Final Extension of Enforcement Date for Determining Maximum Anticipated Per-unit Transient Overvoltages for the Electric Power Generation, Transmission, and Distribution Industry

On September 12, 2016, the IEEE 516 Committee presented a paper entitled Practical Approaches to Reducing Transient Overvoltage Factors for Live Work. If the employer follows the recommendations in the paper, then the industry-accepted T values included in the IEEE 516-2009 standard may be used to calculate minimum approach distances for voltages over 72.5 kV.

From the EEI Memo:

Minimum Approach Distance Memo

January 10, 2017

Page 2

‘According to the December 22, 2016 memorandum issued by OSHA, the IEEE 516 paper “constitutes an engineering analysis of electric power systems operating at over 72.5 kilovolts.” As such, “employers can follow the guidance in the paper to comply with 29 CFR1910.269(l)(3)(ii) and 29 CFR 1926.960(c)(1)(ii).”

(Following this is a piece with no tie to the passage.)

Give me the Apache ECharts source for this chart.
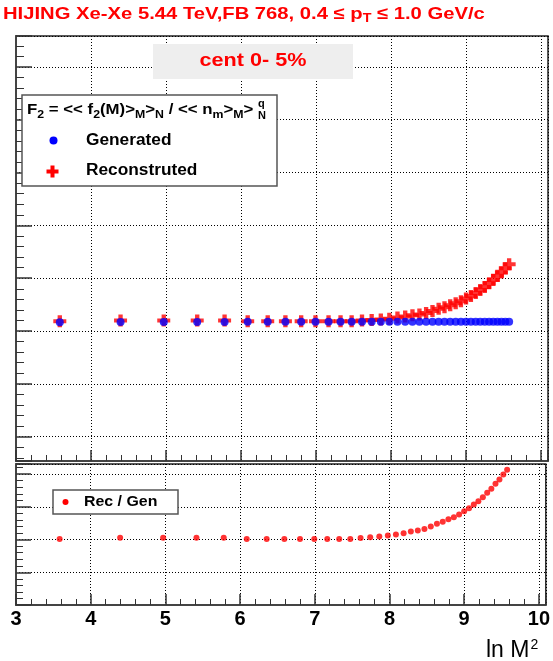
<!DOCTYPE html>
<html>
<head>
<meta charset="utf-8">
<script src="https://cdn.jsdelivr.net/npm/echarts@6/dist/echarts.min.js"></script>
<style>
  html, body { margin: 0; padding: 0; background: #ffffff; }
  #chart { width: 553px; height: 661px; }
</style>
</head>
<body>
<div id="chart"></div>
<script>
// Multiplicity bins expressed as ln(M^2), M = 6, 9, 12, ... 120
const lnM2 = [
  3.584, 4.394, 4.970, 5.416, 5.781, 6.089, 6.356, 6.592, 6.802, 6.993,
  7.167, 7.327, 7.475, 7.613, 7.742, 7.864, 7.978, 8.086, 8.189, 8.286,
  8.379, 8.468, 8.553, 8.635, 8.713, 8.789, 8.862, 8.932, 9.000, 9.065,
  9.129, 9.190, 9.250, 9.308, 9.364, 9.419, 9.472, 9.524, 9.575
];

// Normalised factorial moment F2, generator level
const generated = [
  2.033, 2.034, 2.034, 2.034, 2.034, 2.035, 2.035, 2.035, 2.035, 2.035,
  2.035, 2.035, 2.035, 2.035, 2.035, 2.035, 2.035, 2.035, 2.035, 2.035,
  2.035, 2.035, 2.035, 2.035, 2.035, 2.035, 2.035, 2.035, 2.035, 2.035,
  2.035, 2.035, 2.035, 2.035, 2.035, 2.035, 2.035, 2.035, 2.035
];

// F2 after reconstruction
const reconstructed = [
  2.037, 2.040, 2.040, 2.040, 2.040, 2.037, 2.037, 2.037, 2.037, 2.037,
  2.037, 2.037, 2.037, 2.040, 2.042, 2.044, 2.047, 2.051, 2.055, 2.060,
  2.063, 2.068, 2.076, 2.084, 2.090, 2.098, 2.105, 2.113, 2.123, 2.133,
  2.144, 2.155, 2.167, 2.181, 2.193, 2.209, 2.222, 2.238, 2.253
];

// Ratio reconstructed / generated
const recOverGen = [
  1.001, 1.003, 1.003, 1.003, 1.003, 1.001, 1.001, 1.001, 1.001, 1.001,
  1.001, 1.001, 1.001, 1.0026, 1.0035, 1.0046, 1.0061, 1.0077, 1.0097, 1.0123,
  1.0138, 1.0164, 1.0199, 1.0241, 1.0272, 1.0311, 1.0342, 1.0384, 1.0434, 1.0480,
  1.0537, 1.0588, 1.0649, 1.0716, 1.0778, 1.0854, 1.0920, 1.0997, 1.1069
];

// Labelled ticks of the ln M^2 axis
const xTicks = [3, 4, 5, 6, 7, 8, 9, 10];

const FONT = 'Liberation Sans, Arial, Helvetica, sans-serif';
const frame = '#222222';
const dotted = { type: [1, 2], color: '#000000', width: 1 };

const crossPath = 'path://M4,0 L8,0 L8,4 L12,4 L12,8 L8,8 L8,12 L4,12 L4,8 L0,8 L0,4 L4,4 Z';

function pairs(ys) { return lnM2.map((x, i) => [x, ys[i]]); }

function crossPoints(cx, cy) {
  const a = 2, b = 6;
  return [[cx - a, cy - b], [cx + a, cy - b], [cx + a, cy - a], [cx + b, cy - a], [cx + b, cy + a], [cx + a, cy + a],
          [cx + a, cy + b], [cx - a, cy + b], [cx - a, cy + a], [cx - b, cy + a], [cx - b, cy - a], [cx - a, cy - a]];
}

function xAxisFor(grid, withLabels) {
  return {
    gridIndex: grid, type: 'value', min: 3, max: 10.093, interval: 1,
    axisLine: { show: true, onZero: false, lineStyle: { color: '#444', width: 2 } },
    axisTick: { show: true, inside: true, length: 11, lineStyle: { color: '#333', width: 1.5 } },
    minorTick: { show: true, splitNumber: 5, length: 6, lineStyle: { color: '#333', width: 1 } },
    splitLine: { show: true, lineStyle: dotted },
    axisLabel: {
      show: withLabels, showMaxLabel: false, margin: 4,
      color: '#000', fontSize: 20, fontWeight: 'bold', fontFamily: FONT,
      formatter: v => (xTicks.indexOf(Math.round(v * 1000) / 1000) >= 0 ? String(v) : '')
    }
  };
}

function yAxisFor(grid, min, max, step, minorSplit, majorLen, minorLen) {
  return {
    gridIndex: grid, type: 'value', min: min, max: max,
    minInterval: step, maxInterval: step,
    axisLine: { show: true, onZero: false, lineStyle: { color: '#444', width: 2 } },
    axisTick: { show: true, inside: true, length: majorLen, lineStyle: { color: '#333', width: 1.5 } },
    minorTick: { show: true, splitNumber: minorSplit, length: minorLen, lineStyle: { color: '#333', width: 1 } },
    splitLine: { show: true, lineStyle: dotted },
    axisLabel: { show: false }
  };
}

const chart = echarts.init(document.getElementById('chart'), null, { renderer: 'canvas' });

chart.setOption({
  animation: false,
  backgroundColor: '#ffffff',
  grid: [
    { left: 16, top: 36, width: 532, height: 425, show: true, borderColor: frame, borderWidth: 1.5, backgroundColor: '#fff' },
    { left: 16, top: 464, width: 532, height: 141, show: true, borderColor: frame, borderWidth: 1.5, backgroundColor: '#fff' }
  ],
  xAxis: [xAxisFor(0, false), xAxisFor(1, true)],
  yAxis: [
    yAxisFor(0, 1.508, 3.117, 0.2, 5, 16, 8),
    yAxisFor(1, 0.9, 1.1156, 0.05, 5, 15, 7)
  ],
  series: [
    {
      name: 'Reconstruted', type: 'scatter', xAxisIndex: 0, yAxisIndex: 0,
      symbol: crossPath, symbolSize: [13, 12], itemStyle: { color: '#ff0000' },
      data: pairs(reconstructed), z: 3
    },
    {
      name: 'Generated', type: 'scatter', xAxisIndex: 0, yAxisIndex: 0,
      symbol: 'circle', symbolSize: 8, itemStyle: { color: '#0000ff' },
      data: pairs(generated), z: 4
    },
    {
      name: 'Rec / Gen', type: 'scatter', xAxisIndex: 1, yAxisIndex: 1,
      symbol: 'circle', symbolSize: 6, itemStyle: { color: '#ff0000' },
      data: pairs(recOverGen), z: 3
    }
  ],
  graphic: [
    // title
    {
      type: 'text', x: 3, y: 14, scaleX: 1.19, z: 100,
      style: {
        text: '{m|HIJING Xe-Xe 5.44 TeV,FB 768, 0.4 ≤ p}{s|T}{m| ≤ 1.0 GeV/c}',
        verticalAlign: 'middle',
        rich: {
          m: { fontSize: 17, fontWeight: 'bold', fontFamily: FONT, fill: '#ff0000', color: '#ff0000', lineHeight: 20, verticalAlign: 'middle' },
          s: { fontSize: 12, fontWeight: 'bold', fontFamily: FONT, fill: '#ff0000', color: '#ff0000', lineHeight: 20, padding: [10, 0, 0, 0], verticalAlign: 'middle' }
        }
      }
    },
    // centrality box
    { type: 'rect', z: 100, shape: { x: 153, y: 44, width: 200, height: 35 }, style: { fill: '#eeeeee', stroke: null } },
    {
      type: 'text', z: 101, x: 253, y: 61.5, scaleX: 1.2,
      style: { text: 'cent 0- 5%', fill: '#ff0000', fontSize: 18, fontWeight: 'bold', fontFamily: FONT, align: 'center', verticalAlign: 'middle' }
    },
    // legend of the upper pad
    { type: 'rect', z: 100, shape: { x: 22, y: 95, width: 255, height: 91 }, style: { fill: '#ffffff', stroke: '#555555', lineWidth: 1.5 } },
    {
      type: 'text', z: 101, x: 27, y: 110, scaleX: 1.12,
      style: {
        text: '{m|F}{s|2}{m| = << f}{s|2}{m|(M)>}{s|M}{m|>}{s|N}{m| / << n}{s|m}{m|>}{s|M}{m|>}',
        verticalAlign: 'middle',
        rich: {
          m: { fontSize: 15, fontWeight: 'bold', fontFamily: FONT, fill: '#000', color: '#000', lineHeight: 18, verticalAlign: 'middle' },
          s: { fontSize: 11, fontWeight: 'bold', fontFamily: FONT, fill: '#000', color: '#000', lineHeight: 18, padding: [9, 0, 0, 0], verticalAlign: 'middle' }
        }
      }
    },
    { type: 'text', z: 101, x: 258, y: 104, style: { text: 'q', fill: '#000', fontSize: 11, fontWeight: 'bold', fontFamily: FONT, verticalAlign: 'middle' } },
    { type: 'text', z: 101, x: 258, y: 116, style: { text: 'N', fill: '#000', fontSize: 11, fontWeight: 'bold', fontFamily: FONT, verticalAlign: 'middle' } },
    { type: 'circle', z: 101, shape: { cx: 53.5, cy: 140.5, r: 4 }, style: { fill: '#0000ff' } },
    { type: 'text', z: 101, x: 86, y: 140.5, scaleX: 1.08, style: { text: 'Generated', fill: '#000', fontSize: 16, fontWeight: 'bold', fontFamily: FONT, verticalAlign: 'middle' } },
    { type: 'polygon', z: 101, shape: { points: crossPoints(52.5, 171.5) }, style: { fill: '#ff0000' } },
    { type: 'text', z: 101, x: 86, y: 171, scaleX: 1.08, style: { text: 'Reconstruted', fill: '#000', fontSize: 16, fontWeight: 'bold', fontFamily: FONT, verticalAlign: 'middle' } },
    // legend of the ratio pad
    { type: 'rect', z: 100, shape: { x: 53, y: 490, width: 125, height: 24 }, style: { fill: '#ffffff', stroke: '#555555', lineWidth: 1.5 } },
    { type: 'circle', z: 101, shape: { cx: 65.5, cy: 502, r: 3 }, style: { fill: '#ff0000' } },
    { type: 'text', z: 101, x: 84, y: 502, scaleX: 1.06, style: { text: 'Rec / Gen', fill: '#000', fontSize: 15, fontWeight: 'bold', fontFamily: FONT, verticalAlign: 'middle' } },
    // x axis title
    {
      type: 'text', z: 101, x: 486, y: 651,
      style: {
        text: '{m|ln M}{p|2}',
        verticalAlign: 'middle',
        rich: {
          m: { fontSize: 23, fontFamily: FONT, fill: '#000', color: '#000', lineHeight: 24, verticalAlign: 'middle' },
          p: { fontSize: 14, fontFamily: FONT, fill: '#000', color: '#000', lineHeight: 24, padding: [0, 0, 12, 1], verticalAlign: 'middle' }
        }
      }
    }
  ]
});
</script>
</body>
</html>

Employers have until July 1, 2017, to take one of the following steps: 1) implement the T values established in Tables R-9 and V-8, along with the corresponding minimum approach distances; or 2) establish that the conditions set out in the paper and summarized in OSHA’s memorandum are in place, and use the associated T values in Table A and the corresponding minimum approach distances in Table B.’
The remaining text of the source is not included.